Visaプリペイドカードには、学生本人はもちろん、保護者も専用サイトへログインし、クレジットカードで入金することができるため、学生の学内での生活や留学生活を日本からサポートすることが可能だ。また、専用サイトでは、Visaプリペイドカードの月々の使用内訳が明示される。カードには、1回2万9,000円まで、計5万円までチャージが可能だ。
「プリペイドカードは審査が不要で、事前にチャージでき、限度額が設けられています。学生の使いすぎを防止できるので、安心感があります」(渥美氏)
カード紛失時には「マイページ」からカード機能の停止が可能
再発行が速やかにできるのも採用のポイント
学生は、仮にカードを紛失した場合、「マイページ」からカードの機能を止めることができる。さらに、カードの機能を止めた際の残金を新カードに移行可能となっている。近畿大学学生部主任の福本志穂氏は、「仮にカードを紛失された際も再発行が速やかにできるのも採用のポイントでした」と口にする。また、学生証のため、卒業時にカードは回収されるが、その際には残金を残さないように案内を行っていく方針だ。
学生は、カードを2,000円使用するたびに1ポイント付与される。これは三井住友カードのポイント制度に則っており、他のVisaプリペイドカードと同様の基準にしている。

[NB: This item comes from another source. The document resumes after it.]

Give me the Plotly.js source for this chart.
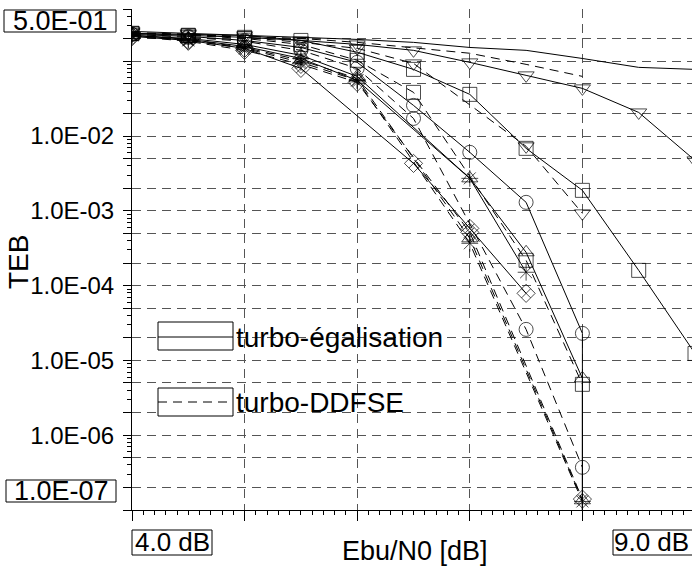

今回は国内初のVisaプリペイドカードの採用となったが、学生や保護者の理解を深めるため、説明会を開催し、三井住友カードに説明してもらった。
学内の店舗は個別に三井住友カードと契約
学生の利便性向上のため、商店街での端末設置に期待
学内では、学生生協など、複数の店舗でVisaプリペイドカードが利用できるが、クレジットカード決済端末の設置は三井住友カードが実施。加盟店契約は三井住友カードと各店舗が直接行う流れとなる。現在は学内の一部のレジでの利用となるが、導入店舗が広がれば、さらにチャージや決済額は伸びると考える。また、学内でチャージできる環境も整備していく方針だ。
福本氏は、「駅から東大阪キャンパスに向かう途中にも商店街が発展していますので、今後は端末が設置される店舗が増えれば、利便性はさらに高まると考えています」と期待を込める。
なお、同カードは、他のVisaプリペイドカード同様に、公共料金やガソリンスタンド、高速道路、電子マネーのチャージなどでは使用ができない。
IC機能を出席管理に活用
来年度は全入学生に対して発行を検討
近畿大学学生証一体型 VISAプリペイドには、IC機能(FeliCa)も付いており、出席管理にも利用されている。保護者は、子どもの出席の状況を「保護者ポータルサイト」で閲覧可能だ。同機能は保護者に好評で、学生もそれほど管理されている意識はないというアンケート結果が出ている。
今回、カードのデザインは近畿大学自らが実施。ビザ・ワールドワイド・ジャパンや三井住友カードなどと協力してカードを発行できたため、カードも従来のカードに比べてコスト負担が少なく、費用も予算内に収まったそうだ。
現状は国際学部のみの発行だが、来年度は全入学生に対して発行を検討している。渥美氏は、「もっとも重要なのは学生の利便性です。われわれは学生のアンケートを頻繁にとっており、例えば卒業アンケートでは、下級生に恩恵がある部分は参考にして、学生サービスの向上に努めています」と口にする。
渥美氏は、「2020年のオリンピックに向けて国内でもキャッシュレス化が進むと思います。それに先駆けて本学としても大学構内の整備環境を進めていきたい」と意気込みを語った。